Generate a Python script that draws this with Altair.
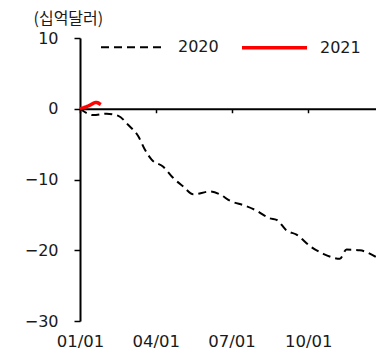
import altair as alt
import pandas as pd

# 2020 series (dashed black)
dates_2020 = ["01-01", "01-17", "02-02", "02-16", "02-28", "03-11", "03-19", "03-27",
              "04-10", "04-22", "05-04", "05-16", "06-05", "06-17", "06-29", "07-17",
              "07-31", "08-16", "08-24", "09-05", "09-17", "10-03", "10-19", "11-08",
              "11-16", "12-02", "12-22"]
values_2020 = [0.0, -0.9, -0.7, -1.0, -2.3, -3.9, -5.8, -7.2,
               -8.2, -9.8, -11.0, -12.1, -11.7, -12.1, -13.0, -13.7,
               -14.4, -15.5, -15.7, -17.2, -17.8, -19.4, -20.5, -21.2,
               -19.9, -20.0, -21.0]

# 2021 series (red)
dates_2021 = ["01-01", "01-13", "01-20", "01-26"]
values_2021 = [0.0, 0.5, 0.9, 0.6]

series = ["2020", "2021"]
colors = ["#000000", "#ff0000"]
dashes = [[8, 5], [1, 0]]
widths = [2.0, 3.5]

tick_dates = ["01-01", "04-01", "07-01", "10-01"]
y_ticks = [10, 0, -10, -20, -30]
y_min, y_max = -30, 10
y_title = "(십억달러)"

BASE = "2020"
rows = []
for d, v in zip(dates_2020, values_2020):
    rows.append({"date": f"{BASE}-{d}T00:00:00", "value": v, "year": "2020"})
for d, v in zip(dates_2021, values_2021):
    rows.append({"date": f"{BASE}-{d}T00:00:00", "value": v, "year": "2021"})
df = pd.DataFrame(rows)

W, H = 304, 283
FONT = "DejaVu Sans"
KFONT = "Noto Sans CJK KR"

def dt(md):
    m, d = md.split("-")
    return alt.DateTime(year=int(BASE), month=int(m), date=int(d))

x_scale = alt.Scale(domain=[dt("01-01"), dt("12-31")])
y_scale = alt.Scale(domain=[y_min, y_max], nice=False, zero=False)

zero_offset = -H * (0 - y_min) / (y_max - y_min)

y_axis = alt.Axis(values=y_ticks, grid=False, title=y_title,
                  titleAngle=0, titleAlign="left", titleBaseline="middle",
                  titleX=-47, titleY=-20, titleFontSize=16, titleFont=KFONT,
                  titleFontWeight="normal", titleColor="#1a1a1a",
                  labelFontSize=16, labelFont=FONT, labelColor="#1a1a1a",
                  labelPadding=16, tickSize=6, tickColor="black",
                  domainColor="black", domainWidth=2, tickWidth=1.5)

lines = alt.Chart(df).mark_line(interpolate="monotone").encode(
    x=alt.X("date:T", scale=x_scale,
            axis=alt.Axis(orient="bottom", format="%m/%d",
                          values=[dt(t) for t in tick_dates],
                          domain=False, ticks=False, grid=False, title=None,
                          labelPadding=12, labelFontSize=16.5, labelFont=FONT,
                          labelColor="#1a1a1a", labelFlush=False)),
    y=alt.Y("value:Q", scale=y_scale, axis=y_axis),
    color=alt.Color("year:N", scale=alt.Scale(domain=series, range=colors),
                    legend=alt.Legend(title=None, orient="none", legendX=20, legendY=-25,
                                      direction="horizontal", symbolType="stroke",
                                      symbolSize=4225, labelFontSize=16, labelFont=FONT,
                                      labelColor="#1a1a1a", labelOffset=11,
                                      columnPadding=16)),
    strokeDash=alt.StrokeDash("year:N", scale=alt.Scale(domain=series, range=dashes), legend=None),
    strokeWidth=alt.StrokeWidth("year:N", scale=alt.Scale(domain=series, range=widths), legend=None),
)

zero_axis = alt.Chart(df).mark_point(opacity=0).encode(
    x=alt.X("date:T", scale=x_scale,
            axis=alt.Axis(orient="bottom", offset=zero_offset, labels=False,
                          values=[dt(t) for t in tick_dates] + [dt("12-31")],
                          domain=True, domainColor="black", domainWidth=2,
                          ticks=True, tickSize=4, tickColor="black", tickWidth=1.5,
                          grid=False, title=None)),
    y=alt.Y("value:Q", scale=y_scale, axis=y_axis),
)

chart = alt.layer(zero_axis, lines).resolve_axis(x="independent").properties(
    width=W, height=H,
    autosize=alt.AutoSizeParams(type="none"),
    padding={"left": 72, "top": 30, "right": -8, "bottom": 28},
).configure_view(stroke=None)

chart.save("out.html", embed_options={"renderer": "svg", "actions": False})
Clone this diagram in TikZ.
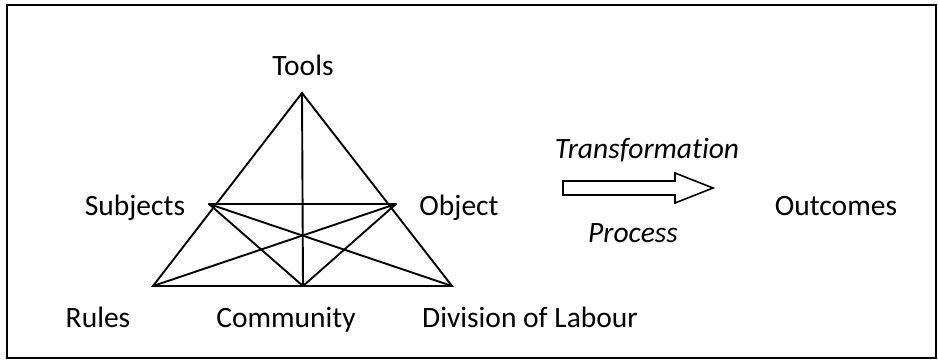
\documentclass[tikz,border=0pt]{standalone}
\usepackage{fontspec}
\setmainfont{Carlito}[Ligatures=NoCommon]
\begin{document}
\begin{tikzpicture}[x=1pt,y=-1pt,
  lbl/.style={anchor=base,inner sep=0pt,font=\fontsize{29.5}{34}\selectfont},
  edge/.style={line width=1.9pt,line cap=round}]
\useasboundingbox (0,0) rectangle (938,360);
\draw[line width=1.8pt] (7,5) rectangle (936,358);
% vertices
\coordinate (T) at (302,93);
\coordinate (S) at (209,204);
\coordinate (O) at (396,204);
\coordinate (R) at (153,286);
\coordinate (C) at (303,286);
\coordinate (D) at (452,286);
% edges
\draw[edge] (T) -- (R) -- (D) -- cycle;
\draw[edge] (T) -- (C);
\draw[edge] (S) -- (O);
\draw[edge] (S) -- (C);
\draw[edge] (S) -- (D);
\draw[edge] (O) -- (R);
\draw[edge] (O) -- (C);
% labels
\node[lbl] (tools) at (303,75) {Tools};
\node[lbl] (subj) at (135,215) {Subjects};
\node[lbl] (obj) at (459,215) {Object};
\node[lbl] (rules) at (98,327) {Rules};
\node[lbl] (comm) at (286,327) {Community};
\node[lbl] (div) at (530,327) {Division of Labour};
\node[lbl] (out) at (836,215) {Outcomes};
\node[lbl,font=\fontsize{29.5}{34}\selectfont\itshape] (trans) at (647,158) {Transformation};
\node[lbl,font=\fontsize{29.5}{34}\selectfont\itshape] (proc) at (633,242) {Process};
% block arrow
\draw[line width=1.6pt,line join=miter] (563,181) -- (675,181) -- (675,173) -- (713,188) -- (675,203) -- (675,195) -- (563,195) -- cycle;
\end{tikzpicture}
\end{document}
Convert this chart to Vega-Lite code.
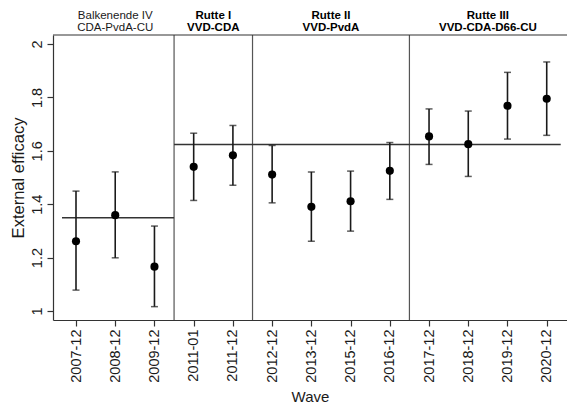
{
  "$schema": "https://vega.github.io/schema/vega-lite/v6.json",
  "width": 514,
  "height": 285,
  "autosize": {"type": "none"},
  "padding": {"left": 53, "top": 35, "right": 0, "bottom": 90},
  "background": "white",
  "config": {
    "view": {"stroke": null},
    "font": "Liberation Sans",
    "axis": {"grid": false, "domainColor": "#333", "domainWidth": 1.2, "tickColor": "#333", "tickWidth": 1.2, "tickSize": 6, "labelColor": "#1a1a1a", "titleColor": "#1a1a1a", "labelFont": "Liberation Sans", "titleFont": "Liberation Sans", "titleFontWeight": "normal"}
  },
  "datasets": {
    "waves": [
      {"wave": "2007-12", "idx": 1, "est": 1.261, "lo": 1.078, "hi": 1.449},
      {"wave": "2008-12", "idx": 2, "est": 1.359, "lo": 1.199, "hi": 1.521},
      {"wave": "2009-12", "idx": 3, "est": 1.166, "lo": 1.016, "hi": 1.318},
      {"wave": "2011-01", "idx": 4, "est": 1.540, "lo": 1.414, "hi": 1.666},
      {"wave": "2011-12", "idx": 5, "est": 1.583, "lo": 1.471, "hi": 1.695},
      {"wave": "2012-12", "idx": 6, "est": 1.511, "lo": 1.405, "hi": 1.620},
      {"wave": "2013-12", "idx": 7, "est": 1.390, "lo": 1.261, "hi": 1.521},
      {"wave": "2015-12", "idx": 8, "est": 1.411, "lo": 1.299, "hi": 1.524},
      {"wave": "2016-12", "idx": 9, "est": 1.525, "lo": 1.418, "hi": 1.631},
      {"wave": "2017-12", "idx": 10, "est": 1.654, "lo": 1.549, "hi": 1.757},
      {"wave": "2018-12", "idx": 11, "est": 1.625, "lo": 1.504, "hi": 1.749},
      {"wave": "2019-12", "idx": 12, "est": 1.769, "lo": 1.644, "hi": 1.894},
      {"wave": "2020-12", "idx": 13, "est": 1.795, "lo": 1.658, "hi": 1.933}
    ],
    "cabinets": [
      {"label": "Balkenende IV\nCDA-PvdA-CU", "mid": 2, "bold": false, "pos": 2.104},
      {"label": "Rutte I\nVVD-CDA", "mid": 4.5, "bold": true, "pos": 2.104},
      {"label": "Rutte II\nVVD-PvdA", "mid": 7.5, "bold": true, "pos": 2.104},
      {"label": "Rutte III\nVVD-CDA-D66-CU", "mid": 11.5, "bold": true, "pos": 2.104}
    ],
    "borders": [{"b": 3.5}, {"b": 5.5}, {"b": 9.5}],
    "eras": [
      {"era": "Balkenende", "start": 0.643, "end": 3.5, "mean": 1.349},
      {"era": "Rutte", "start": 3.5, "end": 13.357, "mean": 1.624}
    ]
  },
  "encoding": {
    "x": {"type": "quantitative", "scale": {"domain": [0.4136, 13.517], "nice": false, "zero": false}},
    "y": {"type": "quantitative", "scale": {"domain": [0.966, 2.034], "nice": false, "zero": false}}
  },
  "layer": [
    {
      "data": {"name": "borders"},
      "mark": {"type": "rule", "color": "#555", "strokeWidth": 1.2},
      "encoding": {"x": {"field": "b", "type": "quantitative"}}
    },
    {
      "data": {"values": [{"top": 2.034}]},
      "mark": {"type": "rule", "color": "#333", "strokeWidth": 1.2},
      "encoding": {"y": {"field": "top", "type": "quantitative"}}
    },
    {
      "data": {"name": "eras"},
      "mark": {"type": "rule", "color": "#333", "strokeWidth": 1.5},
      "encoding": {
        "x": {"field": "start", "type": "quantitative"},
        "x2": {"field": "end"},
        "y": {"field": "mean", "type": "quantitative"}
      }
    },
    {
      "data": {"name": "waves"},
      "mark": {"type": "rule", "color": "#1a1a1a", "strokeWidth": 1.6},
      "encoding": {
        "x": {"field": "idx", "type": "quantitative",
          "axis": {"values": [1,2,3,4,5,6,7,8,9,10,11,12,13],
            "labelExpr": "['2007-12','2008-12','2009-12','2011-01','2011-12','2012-12','2013-12','2015-12','2016-12','2017-12','2018-12','2019-12','2020-12'][datum.value-1]",
            "labelAngle": 270, "labelAlign": "right", "labelBaseline": "middle", "labelPadding": 3, "labelFontSize": 14.5, "labelOverlap": false, "labelFlush": false,
            "title": "Wave", "titleFontSize": 15, "titlePadding": 7}},
        "y": {"field": "lo", "type": "quantitative",
          "axis": {"values": [1, 1.2, 1.4, 1.6, 1.8, 2], "format": "~g", "labelAngle": 270, "labelAlign": "center", "labelBaseline": "bottom", "labelPadding": 3, "labelFontSize": 14.5, "labelOverlap": false, "labelFlush": false,
            "title": "External efficacy", "titleFontSize": 16.5, "titlePadding": 3}},
        "y2": {"field": "hi"}
      }
    },
    {
      "data": {"name": "waves"},
      "mark": {"type": "tick", "orient": "horizontal", "color": "#1a1a1a", "size": 7, "thickness": 1.5},
      "encoding": {"x": {"field": "idx", "type": "quantitative"}, "y": {"field": "lo", "type": "quantitative"}}
    },
    {
      "data": {"name": "waves"},
      "mark": {"type": "tick", "orient": "horizontal", "color": "#1a1a1a", "size": 7, "thickness": 1.5},
      "encoding": {"x": {"field": "idx", "type": "quantitative"}, "y": {"field": "hi", "type": "quantitative"}}
    },
    {
      "data": {"name": "waves"},
      "mark": {"type": "point", "filled": true, "shape": "circle", "size": 66, "color": "#000", "opacity": 1},
      "encoding": {"x": {"field": "idx", "type": "quantitative"}, "y": {"field": "est", "type": "quantitative"}}
    },
    {
      "data": {"name": "cabinets"},
      "transform": [{"filter": "!datum.bold"}],
      "mark": {"type": "text", "lineBreak": "\n", "fontSize": 11.5, "lineHeight": 12, "baseline": "middle", "align": "center", "clip": false, "color": "#1a1a1a"},
      "encoding": {"x": {"field": "mid", "type": "quantitative"}, "y": {"field": "pos", "type": "quantitative"}, "text": {"field": "label"}}
    },
    {
      "data": {"name": "cabinets"},
      "transform": [{"filter": "datum.bold"}],
      "mark": {"type": "text", "lineBreak": "\n", "fontSize": 11.5, "lineHeight": 12, "fontWeight": "bold", "baseline": "middle", "align": "center", "clip": false, "color": "#000"},
      "encoding": {"x": {"field": "mid", "type": "quantitative"}, "y": {"field": "pos", "type": "quantitative"}, "text": {"field": "label"}}
    }
  ]
}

INSTRUCTION.
Up to and including the line containing "import pandas as pd", quote each line of the entries above from the very first, please, exactly and without images.

FINAL RESULT.
Generate a Python script that draws this with Altair.
import altair as alt
import pandas as pd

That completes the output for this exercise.